The roughly 600,000 Coloradans who pay into the state retirement fund for public employees are, in a small way, helping to support the private prison company that runs the immigrant detention center in Aurora, among many other detention facilities around the country.
According to a spokeswoman for Colorado Public Employees’ Retirement Association, PERA has invested about $400,000 in the Florida-based GEO Group. That is a 0.00085-percent speck of the overall $48-billion PERA portfolio.
GEO owns and operates the Aurora facility, which can hold about 1,500 people. It’s lately been the subject of significant controversy because of what critics — including the U.S. inspector general — call substandard conditions, and also because of its association with increasingly severe federal immigration policy.
The company owns 134 correctional facilities, processing centers, and community reentry centers around the country. It owns and operates a total of eight immigrant detention centers in Colorado and four other states. GEO reported $2.33 billion in revenue last year.
Democratic state legislators are increasingly opposed to the for-profit detention industry, House Speaker KC Becker of Boulder said. Private facilities house about a fifth of Colorado’s Department of Corrections more than 20,000 inmates, but it’s the immigrant detention center in Aurora that’s received the most attention lately from legislators and activists.
“I think there’s generally, in my caucus, a strong dislike of private prisons,” Becker said, “That our prisons have become for-profit entities is just disappointing for folks.”

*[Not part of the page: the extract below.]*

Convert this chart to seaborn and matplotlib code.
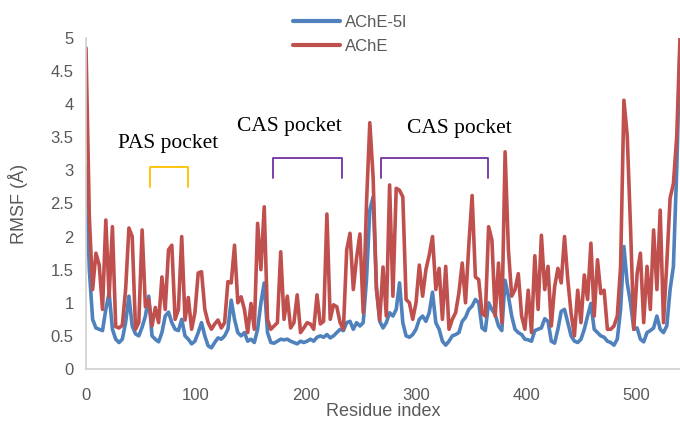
import matplotlib
matplotlib.use("Agg")
import numpy as np
import pandas as pd
import seaborn as sns
import matplotlib.pyplot as plt

# residue index, every 3rd residue
residues = list(range(0, 541, 3))

# RMSF (Å)
rmsf_ache_5l = [
    3.05, 1.5, 0.75, 0.62, 0.6, 0.58, 0.9, 1.15, 0.6, 0.45,
    0.4, 0.45, 0.7, 1.1, 0.65, 0.53, 0.5, 0.63, 0.8, 1.1,
    0.5, 0.45, 0.41, 0.55, 0.8, 0.86, 0.7, 0.6, 0.58, 0.75,
    0.5, 0.45, 0.38, 0.42, 0.55, 0.7, 0.5, 0.35, 0.32, 0.4,
    0.47, 0.45, 0.5, 0.6, 1.04, 0.75, 0.55, 0.5, 0.55, 0.42,
    0.45, 0.4, 0.6, 1.0, 1.3, 0.55, 0.4, 0.39, 0.42, 0.45,
    0.44, 0.45, 0.42, 0.4, 0.38, 0.42, 0.4, 0.42, 0.45, 0.42,
    0.48, 0.5, 0.48, 0.52, 0.47, 0.5, 0.55, 0.6, 0.58, 0.7,
    0.72, 0.6, 0.7, 0.65, 0.7, 1.35, 2.4, 2.6, 1.25, 0.72,
    0.62, 0.7, 0.85, 0.8, 0.9, 1.3, 0.7, 0.5, 0.48, 0.52,
    0.6, 0.75, 0.8, 0.72, 0.85, 1.16, 0.7, 0.6, 0.42, 0.36,
    0.42, 0.5, 0.52, 0.55, 0.72, 0.78, 0.9, 0.95, 1.05, 1.0,
    0.62, 0.58, 1.0, 0.9, 0.82, 0.65, 0.58, 1.34, 1.1, 0.8,
    0.6, 0.55, 0.52, 0.45, 0.44, 0.42, 0.58, 0.6, 0.62, 0.76,
    0.72, 0.42, 0.39, 0.6, 0.87, 0.9, 0.7, 0.5, 0.42, 0.4,
    0.45, 0.6, 0.8, 0.99, 0.6, 0.55, 0.5, 0.48, 0.42, 0.4,
    0.36, 0.45, 0.9, 1.85, 1.3, 1.0, 0.6, 0.62, 0.45, 0.41,
    0.55, 0.58, 0.62, 0.8, 0.6, 0.55, 0.65, 1.2, 1.55, 3.0,
    4.85,
]

rmsf_ache = [
    4.85, 2.3, 1.2, 1.75, 1.57, 0.9, 2.25, 1.09, 2.15, 0.64,
    0.62, 0.66, 1.2, 2.13, 2.0, 0.6, 0.7, 2.1, 0.94, 1.05,
    0.65, 0.93, 0.7, 1.39, 0.9, 1.8, 1.87, 0.75, 0.9, 2.0,
    0.74, 1.08, 0.6, 0.85, 1.45, 1.47, 0.9, 0.7, 0.6, 0.68,
    0.74, 0.62, 0.7, 1.32, 1.3, 1.87, 1.0, 1.09, 0.9, 0.55,
    0.99, 0.6, 2.2, 1.5, 2.45, 0.75, 0.6, 0.65, 0.7, 1.77,
    0.75, 1.1, 0.62, 0.7, 1.12, 0.55, 0.62, 0.7, 0.68, 0.6,
    1.12, 0.68, 0.72, 2.34, 0.75, 0.97, 0.94, 0.7, 0.6, 1.8,
    2.05, 1.2, 1.68, 2.04, 0.85, 2.5, 3.72, 2.9, 1.2, 0.74,
    1.54, 0.8, 2.78, 1.1, 2.73, 2.7, 2.6, 1.05, 1.0, 0.75,
    1.0, 1.57, 1.1, 1.5, 1.72, 2.0, 1.2, 1.52, 0.75, 1.55,
    0.6, 0.75, 0.85, 1.15, 1.6, 1.0, 1.87, 2.62, 1.39, 1.35,
    0.84, 0.8, 2.15, 1.95, 0.8, 1.6, 0.7, 3.28, 1.8, 1.1,
    1.2, 1.44, 0.8, 0.6, 1.19, 0.55, 1.71, 0.9, 2.02, 1.2,
    1.55, 0.65, 1.24, 1.52, 1.3, 2.0, 1.35, 0.84, 0.5, 1.19,
    0.7, 1.42, 1.05, 1.9, 0.8, 1.65, 1.14, 1.19, 0.6, 0.6,
    0.65, 0.8, 1.55, 4.06, 3.53, 2.15, 0.6, 1.44, 1.75, 0.7,
    1.55, 0.9, 2.1, 1.2, 2.4, 0.7, 1.6, 2.58, 2.8, 3.5,
    5.0,
]

series_names = ["AChE-5l", "AChE"]
colors = ["#4F81BD", "#C0504D"]

# pockets: label, bracket start/end residue, label x, colour, bracket top/bottom, label y
pockets = [
    ("PAS pocket", 58, 93, 75, "#FFC000", 3.05, 2.75, 3.41),
    ("CAS pocket", 170, 233, 185, "#7030A0", 3.19, 2.89, 3.66),
    ("CAS pocket", 268, 365, 339, "#7030A0", 3.19, 2.89, 3.64),
]

df = pd.DataFrame({
    "Residue index": residues * 2,
    "RMSF": rmsf_ache_5l + rmsf_ache,
    "series": [series_names[0]] * len(residues) + [series_names[1]] * len(residues),
})

sns.set_theme(style="white")
plt.rcParams['font.family'] = ['Liberation Sans', 'DejaVu Sans']

fig = plt.figure(figsize=(6.8, 4.22), dpi=100)
ax = fig.add_axes([0.1265, 0.1256, 0.8735, 0.7844])

sns.lineplot(data=df, x="Residue index", y="RMSF", hue="series",
             hue_order=series_names, palette=colors, linewidth=2.6,
             ax=ax, legend=False)

ax.set_xlim(0, 540)
ax.set_ylim(0, 5)
ax.set_xticks([0, 100, 200, 300, 400, 500])
ax.set_yticks(np.arange(0, 5.01, 0.5))
ax.set_yticklabels(["0", "0.5", "1", "1.5", "2", "2.5", "3", "3.5", "4", "4.5", "5"])
ax.tick_params(axis="both", length=0, labelsize=12, colors="#595959")
ax.tick_params(axis="x", pad=14)
ax.tick_params(axis="y", pad=9)
ax.set_xlabel("Residue index", fontsize=13, color="#595959", labelpad=0)
ax.set_ylabel("RMSF (Å)", fontsize=13, color="#595959", labelpad=16)

for side in ["top", "right"]:
    ax.spines[side].set_visible(False)
for side in ["left", "bottom"]:
    ax.spines[side].set_color("#D0D0D0")
    ax.spines[side].set_linewidth(1.2)

for label, start, end, text_x, col, top, bottom, text_y in pockets:
    ax.plot([start, start, end, end], [bottom, top, top, bottom],
            color=col, linewidth=1.3, solid_joinstyle="round")
    ax.text(text_x, text_y, label, ha="center", va="center", fontsize=15.5,
            family=["Liberation Serif", "DejaVu Serif"], color="black")

handles = [plt.Line2D([], [], color=c, linewidth=3) for c in colors]
fig.legend(handles, series_names, loc="upper center", bbox_to_anchor=(0.515, 1.0),
           frameon=False, fontsize=12, handlelength=2.8, labelspacing=0.55,
           handletextpad=0.3, labelcolor="#595959")

fig.savefig("out.png", dpi=100)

Added Rep. Emily Sirota, a Denver Democrat, of the PERA investment in GEO: “There are plenty of good investments for PERA to direct retirees’ savings into. We don’t need to be using retirees’ savings to support a corporation that profits off ripping children from their parents and brutalizing families that are seeking asylum in our country.”
There is some recent precedent for the legislature weighing divestment of PERA money for political reasons, as opposed to financial ones.
The legislature in 2007 passed the “Sudan Divestment by Public Pension Plans” bill — it was later repealed — and in 2016 passed a bill titled “Divestment from Companies With Prohibitions Against Israel,” which was a statement of opposition to the Boycott, Divestment and Sanctions movement protesting the Israeli government’s treatment of Palestine.
Earlier this year, Sirota and Rep. Chris Hansen, also a Denver Democrat, ran a bill to require a study into climate-related financial risk to PERA’s portfolio. The bill was defeated 11-1 in committee.
Were PERA to divest from GEO, the direction would have to come from the legislature. Earlier this year the PERA board adopted a policy on divestment, distancing itself from such decision-making.
“The world faces many critical issues today including genocide, pollution, terrorism, human and animal rights violations, and public health crises. As individual Americans, we enjoy the political and philosophical freedom to speak out against atrocities and join in those causes which are aligned with our personal beliefs,” it reads. “As an organization, however, PERA does not have the authority to determine social policy, foreign policy, economic policy, or any other policy beyond the operation of the retirement system.”
Explained board Chair Timothy O’Brien, “If we start taking up all these other issues — What about labor unions, and guns and opioids, and things like that? It’s not that we ignore these social and governance and environmental issues, et cetera. … (But) we will divest what the legislature tells us to divest from, rather than making individual decisions.”
He did caution, however, that divestment from GEO could be much trickier than pulling out the 0.00085 percent of the portfolio in question.
PERA’s been invested in GEO since 2004, and the investment is held in a bundle. The GEO stocks are, a spokeswoman said, “a passive investment within a US domestic equities portfolio.” O’Brien said it could cost a lot in fees to remove the GEO investment from that bundle.
“It you want to buy 500 stocks, you buy 500. You can’t buy 499 without incurring excessive costs,” he said.
PERA’s membership comprises workers from many different sectors, including public education, the judicial branch and the State Patrol. Occasionally, factions of the membership will advocate for divestment for ethics reasons — see, for example, the Fossil Free PERA movement.
It does not appear, however, that there is any organized movement calling for divestment from GEO, though one Carbondale resident recently raised the idea in a letter to The Aspen Times.
Emma Donahue, program manager at SecurePERA, a coalition representing the vast majority of PERA members, said her group has no comment on the GEO stocks.